■ PROBLEM DESCRIPTION: How many lines in this data contain the string "matplotlib"? Reply with the number only.

* * *

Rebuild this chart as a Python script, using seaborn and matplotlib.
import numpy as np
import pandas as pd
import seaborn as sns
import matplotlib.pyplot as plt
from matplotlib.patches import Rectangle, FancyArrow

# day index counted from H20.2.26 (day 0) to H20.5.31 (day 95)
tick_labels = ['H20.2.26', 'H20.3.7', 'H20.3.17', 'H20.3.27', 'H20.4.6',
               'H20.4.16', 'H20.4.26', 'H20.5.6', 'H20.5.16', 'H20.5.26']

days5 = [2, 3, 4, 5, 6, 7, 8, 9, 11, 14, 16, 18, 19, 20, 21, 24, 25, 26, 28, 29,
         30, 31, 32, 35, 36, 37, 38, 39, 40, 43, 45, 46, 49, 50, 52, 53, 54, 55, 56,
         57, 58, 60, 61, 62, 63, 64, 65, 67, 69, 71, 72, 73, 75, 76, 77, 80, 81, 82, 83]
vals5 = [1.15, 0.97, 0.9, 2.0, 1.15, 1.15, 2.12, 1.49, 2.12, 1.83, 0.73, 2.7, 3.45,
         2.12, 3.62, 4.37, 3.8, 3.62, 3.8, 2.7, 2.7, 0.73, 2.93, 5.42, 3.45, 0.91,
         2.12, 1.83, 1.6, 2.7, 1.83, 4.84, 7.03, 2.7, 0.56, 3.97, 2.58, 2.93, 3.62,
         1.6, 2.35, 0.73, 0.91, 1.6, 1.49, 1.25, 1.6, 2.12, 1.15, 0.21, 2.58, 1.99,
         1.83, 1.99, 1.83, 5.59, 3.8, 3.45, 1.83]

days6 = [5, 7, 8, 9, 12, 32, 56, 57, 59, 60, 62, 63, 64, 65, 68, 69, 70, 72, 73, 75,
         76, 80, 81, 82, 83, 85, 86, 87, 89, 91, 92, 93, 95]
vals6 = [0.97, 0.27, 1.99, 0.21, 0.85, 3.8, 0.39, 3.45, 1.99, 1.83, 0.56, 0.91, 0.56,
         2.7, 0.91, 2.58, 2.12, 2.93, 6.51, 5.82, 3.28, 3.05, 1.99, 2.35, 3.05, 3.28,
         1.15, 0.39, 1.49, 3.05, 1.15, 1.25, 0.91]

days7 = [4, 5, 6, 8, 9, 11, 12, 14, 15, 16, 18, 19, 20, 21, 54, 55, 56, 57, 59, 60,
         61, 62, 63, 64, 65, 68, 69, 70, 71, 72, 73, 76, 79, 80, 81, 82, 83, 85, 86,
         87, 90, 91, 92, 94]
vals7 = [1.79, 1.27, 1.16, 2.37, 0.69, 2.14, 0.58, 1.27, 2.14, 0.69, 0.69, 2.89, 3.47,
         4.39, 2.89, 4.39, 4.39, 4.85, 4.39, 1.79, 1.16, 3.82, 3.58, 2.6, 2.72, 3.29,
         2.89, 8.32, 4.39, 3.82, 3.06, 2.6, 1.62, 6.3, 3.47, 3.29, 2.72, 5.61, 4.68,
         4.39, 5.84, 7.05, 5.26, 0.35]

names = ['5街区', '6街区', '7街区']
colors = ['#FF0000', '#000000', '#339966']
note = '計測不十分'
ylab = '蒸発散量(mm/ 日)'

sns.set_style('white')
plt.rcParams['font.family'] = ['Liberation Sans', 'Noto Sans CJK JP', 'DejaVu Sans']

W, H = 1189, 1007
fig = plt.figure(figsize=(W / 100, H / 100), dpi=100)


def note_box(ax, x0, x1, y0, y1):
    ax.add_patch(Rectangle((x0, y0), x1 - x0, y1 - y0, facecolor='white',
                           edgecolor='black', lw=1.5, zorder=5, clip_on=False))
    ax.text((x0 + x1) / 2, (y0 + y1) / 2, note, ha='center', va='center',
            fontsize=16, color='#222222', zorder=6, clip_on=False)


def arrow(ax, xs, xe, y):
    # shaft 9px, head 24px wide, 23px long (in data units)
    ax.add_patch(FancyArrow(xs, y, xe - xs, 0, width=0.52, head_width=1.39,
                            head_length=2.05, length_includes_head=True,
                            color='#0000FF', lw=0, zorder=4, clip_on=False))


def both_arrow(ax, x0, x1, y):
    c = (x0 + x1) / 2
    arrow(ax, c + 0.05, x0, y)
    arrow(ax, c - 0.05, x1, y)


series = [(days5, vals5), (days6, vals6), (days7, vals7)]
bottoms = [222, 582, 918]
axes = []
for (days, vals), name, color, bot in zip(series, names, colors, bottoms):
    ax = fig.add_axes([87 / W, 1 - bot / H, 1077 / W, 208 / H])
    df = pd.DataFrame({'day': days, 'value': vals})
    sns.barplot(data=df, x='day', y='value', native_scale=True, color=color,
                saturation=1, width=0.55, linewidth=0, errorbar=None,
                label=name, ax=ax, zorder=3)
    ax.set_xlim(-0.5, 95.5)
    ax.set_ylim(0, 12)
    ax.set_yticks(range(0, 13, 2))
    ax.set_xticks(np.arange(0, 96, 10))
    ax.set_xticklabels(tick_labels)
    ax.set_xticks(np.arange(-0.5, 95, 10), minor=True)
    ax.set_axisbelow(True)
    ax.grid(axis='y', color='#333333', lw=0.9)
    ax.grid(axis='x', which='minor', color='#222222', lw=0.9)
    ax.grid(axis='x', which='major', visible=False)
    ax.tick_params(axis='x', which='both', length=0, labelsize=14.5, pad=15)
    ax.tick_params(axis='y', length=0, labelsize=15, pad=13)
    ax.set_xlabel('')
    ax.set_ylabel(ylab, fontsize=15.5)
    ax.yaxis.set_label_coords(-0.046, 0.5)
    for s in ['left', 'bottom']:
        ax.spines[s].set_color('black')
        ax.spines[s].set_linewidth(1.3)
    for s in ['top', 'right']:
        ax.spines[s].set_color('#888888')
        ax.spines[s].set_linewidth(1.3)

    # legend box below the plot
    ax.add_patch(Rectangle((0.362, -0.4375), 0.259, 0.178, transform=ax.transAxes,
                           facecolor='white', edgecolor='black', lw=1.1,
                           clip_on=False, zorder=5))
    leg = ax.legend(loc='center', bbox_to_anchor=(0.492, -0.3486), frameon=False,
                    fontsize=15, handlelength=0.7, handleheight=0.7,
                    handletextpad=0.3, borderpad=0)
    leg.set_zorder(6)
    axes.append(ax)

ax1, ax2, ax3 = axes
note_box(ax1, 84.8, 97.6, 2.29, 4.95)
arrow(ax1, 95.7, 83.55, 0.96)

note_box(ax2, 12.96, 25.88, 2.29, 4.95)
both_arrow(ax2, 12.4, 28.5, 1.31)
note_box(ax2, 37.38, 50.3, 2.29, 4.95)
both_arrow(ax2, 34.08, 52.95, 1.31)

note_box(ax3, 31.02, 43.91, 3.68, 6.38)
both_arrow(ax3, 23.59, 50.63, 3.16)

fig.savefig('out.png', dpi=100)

* * *

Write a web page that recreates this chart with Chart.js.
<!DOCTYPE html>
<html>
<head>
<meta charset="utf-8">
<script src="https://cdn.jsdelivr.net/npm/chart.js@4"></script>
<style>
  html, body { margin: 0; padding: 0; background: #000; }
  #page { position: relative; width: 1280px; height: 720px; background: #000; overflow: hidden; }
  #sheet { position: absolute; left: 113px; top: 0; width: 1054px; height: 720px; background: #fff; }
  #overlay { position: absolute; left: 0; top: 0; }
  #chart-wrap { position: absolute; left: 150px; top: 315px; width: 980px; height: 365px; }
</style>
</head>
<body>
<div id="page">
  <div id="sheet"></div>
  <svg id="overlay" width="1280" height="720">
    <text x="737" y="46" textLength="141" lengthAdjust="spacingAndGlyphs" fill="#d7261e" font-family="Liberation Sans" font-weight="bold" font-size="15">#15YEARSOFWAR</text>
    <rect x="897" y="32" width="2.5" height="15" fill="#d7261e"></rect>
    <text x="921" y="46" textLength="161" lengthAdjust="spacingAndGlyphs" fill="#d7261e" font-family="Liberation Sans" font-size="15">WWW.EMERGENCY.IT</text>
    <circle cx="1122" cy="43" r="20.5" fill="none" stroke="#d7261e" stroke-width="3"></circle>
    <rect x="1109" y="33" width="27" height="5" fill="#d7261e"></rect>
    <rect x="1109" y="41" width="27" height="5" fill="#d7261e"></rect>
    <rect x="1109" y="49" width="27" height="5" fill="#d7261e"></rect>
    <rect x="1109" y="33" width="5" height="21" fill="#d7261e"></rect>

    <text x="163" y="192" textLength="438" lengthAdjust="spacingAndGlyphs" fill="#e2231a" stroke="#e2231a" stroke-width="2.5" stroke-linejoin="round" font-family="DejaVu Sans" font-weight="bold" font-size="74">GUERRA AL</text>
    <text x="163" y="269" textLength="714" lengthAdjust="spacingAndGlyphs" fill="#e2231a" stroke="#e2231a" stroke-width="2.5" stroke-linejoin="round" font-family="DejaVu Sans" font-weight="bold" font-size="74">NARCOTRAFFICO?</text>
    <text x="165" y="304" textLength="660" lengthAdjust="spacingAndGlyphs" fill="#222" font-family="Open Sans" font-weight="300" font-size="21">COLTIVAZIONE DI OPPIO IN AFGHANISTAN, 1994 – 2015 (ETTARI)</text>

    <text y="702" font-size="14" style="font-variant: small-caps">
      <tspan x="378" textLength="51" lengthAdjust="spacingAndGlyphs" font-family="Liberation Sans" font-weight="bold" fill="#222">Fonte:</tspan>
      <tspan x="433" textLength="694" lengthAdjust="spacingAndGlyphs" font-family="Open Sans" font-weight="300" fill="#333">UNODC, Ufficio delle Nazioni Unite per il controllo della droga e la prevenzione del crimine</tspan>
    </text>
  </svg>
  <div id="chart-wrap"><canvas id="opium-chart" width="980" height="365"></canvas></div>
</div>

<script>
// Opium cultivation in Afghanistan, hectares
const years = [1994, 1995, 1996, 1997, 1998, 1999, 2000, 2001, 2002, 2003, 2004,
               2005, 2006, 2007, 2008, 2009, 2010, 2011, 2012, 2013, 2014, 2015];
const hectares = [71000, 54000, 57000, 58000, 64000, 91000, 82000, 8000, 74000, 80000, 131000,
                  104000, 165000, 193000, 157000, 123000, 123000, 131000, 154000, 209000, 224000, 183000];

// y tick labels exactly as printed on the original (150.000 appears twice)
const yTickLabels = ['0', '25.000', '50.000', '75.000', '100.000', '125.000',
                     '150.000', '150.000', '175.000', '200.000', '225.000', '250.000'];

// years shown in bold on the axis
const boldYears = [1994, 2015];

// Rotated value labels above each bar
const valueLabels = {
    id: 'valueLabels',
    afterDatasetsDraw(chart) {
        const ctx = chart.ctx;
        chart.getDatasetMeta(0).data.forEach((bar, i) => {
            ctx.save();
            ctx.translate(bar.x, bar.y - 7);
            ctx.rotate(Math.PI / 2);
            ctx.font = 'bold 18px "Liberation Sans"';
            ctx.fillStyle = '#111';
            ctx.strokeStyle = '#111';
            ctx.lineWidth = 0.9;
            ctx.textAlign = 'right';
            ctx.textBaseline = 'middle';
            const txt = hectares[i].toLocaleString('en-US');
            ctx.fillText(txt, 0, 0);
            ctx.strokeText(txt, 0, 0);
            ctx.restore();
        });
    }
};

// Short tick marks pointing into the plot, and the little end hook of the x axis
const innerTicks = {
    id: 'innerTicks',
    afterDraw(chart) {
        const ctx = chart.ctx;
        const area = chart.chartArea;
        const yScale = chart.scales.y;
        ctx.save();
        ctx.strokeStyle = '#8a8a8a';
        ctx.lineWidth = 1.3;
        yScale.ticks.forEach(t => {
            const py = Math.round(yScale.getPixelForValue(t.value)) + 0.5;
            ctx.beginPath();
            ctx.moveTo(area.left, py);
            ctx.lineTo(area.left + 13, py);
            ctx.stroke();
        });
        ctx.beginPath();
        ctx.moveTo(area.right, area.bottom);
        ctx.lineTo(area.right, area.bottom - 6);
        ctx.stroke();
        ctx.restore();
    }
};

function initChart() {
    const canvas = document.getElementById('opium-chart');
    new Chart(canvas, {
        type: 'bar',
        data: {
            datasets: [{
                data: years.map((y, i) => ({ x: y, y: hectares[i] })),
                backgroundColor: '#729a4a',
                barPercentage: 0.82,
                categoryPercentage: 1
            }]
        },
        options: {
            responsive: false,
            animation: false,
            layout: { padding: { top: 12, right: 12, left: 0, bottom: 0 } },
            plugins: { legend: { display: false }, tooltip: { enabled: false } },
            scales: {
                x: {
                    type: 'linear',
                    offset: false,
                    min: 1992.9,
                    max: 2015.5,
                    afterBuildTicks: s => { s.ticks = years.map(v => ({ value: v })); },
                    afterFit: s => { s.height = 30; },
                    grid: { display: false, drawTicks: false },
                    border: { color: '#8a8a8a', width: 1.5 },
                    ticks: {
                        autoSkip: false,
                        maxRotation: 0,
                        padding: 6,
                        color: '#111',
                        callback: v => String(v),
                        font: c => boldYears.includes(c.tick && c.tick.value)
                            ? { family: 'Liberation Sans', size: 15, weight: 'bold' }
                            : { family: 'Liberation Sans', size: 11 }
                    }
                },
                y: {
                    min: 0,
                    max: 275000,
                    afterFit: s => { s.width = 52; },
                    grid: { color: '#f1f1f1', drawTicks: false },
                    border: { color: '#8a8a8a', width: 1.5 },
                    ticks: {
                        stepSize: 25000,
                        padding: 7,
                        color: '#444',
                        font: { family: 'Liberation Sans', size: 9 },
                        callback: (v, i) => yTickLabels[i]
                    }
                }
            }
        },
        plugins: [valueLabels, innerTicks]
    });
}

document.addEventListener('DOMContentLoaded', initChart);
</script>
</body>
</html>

* * *

■ FULL SOLUTION: 3